Christie Lee Charles is many things to many people.
First and foremost, she is a caretaker and an instructor. Her roots are from the sky and the sea.
Charles is also a warrior whose previous life was filled with a duty to pass on knowledge considered sacrilege at the time.
In the here and now, Charles is once again tasked with communicating across cultures as Vancouver’s first Indigenous poet laureate.
Charles was welcomed as the city’s fifth poet laureate in a brief ceremony Tuesday at city hall, as dignitaries from the city, park and school boards and the Musqueam First Nation welcomed Charles to her new post.
“The way we tell our stories and share our words is a way that we can connect our experiences as First Nations people of the land through stories and poems and songs,” she said. “That’s what we’ve been doing since time immemorial, for thousands and thousands of years.”
Charles is a member of the Musqueam Nation, and has family ties to both the Squamish and Tsleil-Waututh First Nations as well. She fills the laureate post until 2020 and will be tasked with bringing ancient stories spanning those cultures to life through poetry, music, storytelling and other avenues.

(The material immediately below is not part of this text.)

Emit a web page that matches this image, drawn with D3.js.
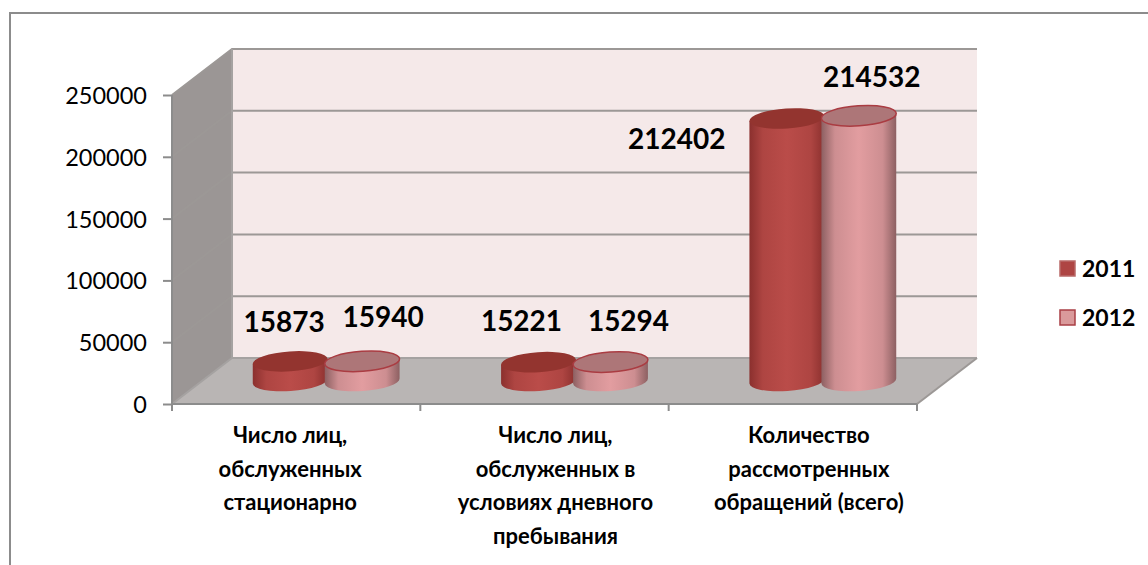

She read two poems Tuesday, one written by her late father Henry Charles and another of her own, which blended First Nations dialects with English and the cadence and delivery of hip hop.
“This is our way. My heart is the Earth and the Earth is my heart,” she read. “We sit and listen to all the little birds, the crickets, the frogs, the owls. They tell us when the time is right.”
Fellow Musqueam First nation member Jim Kew welcomed Charles to the new post Tuesday and spoke to the kinship between Charles and himself, and the kinship that links all who live on Musqueam land. He explained how Musqueam traditions adhere to the idea of reincarnation, and how Charles’s previous spirit inhabited his aunt.
“Earlier in my life I had the honour of knowing the previous incarnation of [Charles], a great person who carried her knowledge of our language, customs and love through the darkness of the cultural genocide,” he said. “I now have the honour to see the present incarnation of this revered and beloved name carry her knowledge of our language customs and love into the lives of our cultural renaissance.”
The selection panel included a handful of Vancouver’s previous poet laureate’s, including outgoing laureate Rachel Rose, and cultural philanthropist Dr. Yosef Wosk, who created an endowment fund to create the laureate position. Other past laureates include Evelyn Lau, Brad Cran and George McWhirter.
Arguably Charles’ biggest job will be a legacy project she creates over her two-year tenure, which will translate submitted writings from the Musqueam language into a compilation for future generations.
“I’m so honoured to follow in the footstep of my ancestors, to walk alongside my people and to share these beautiful stories,” she said.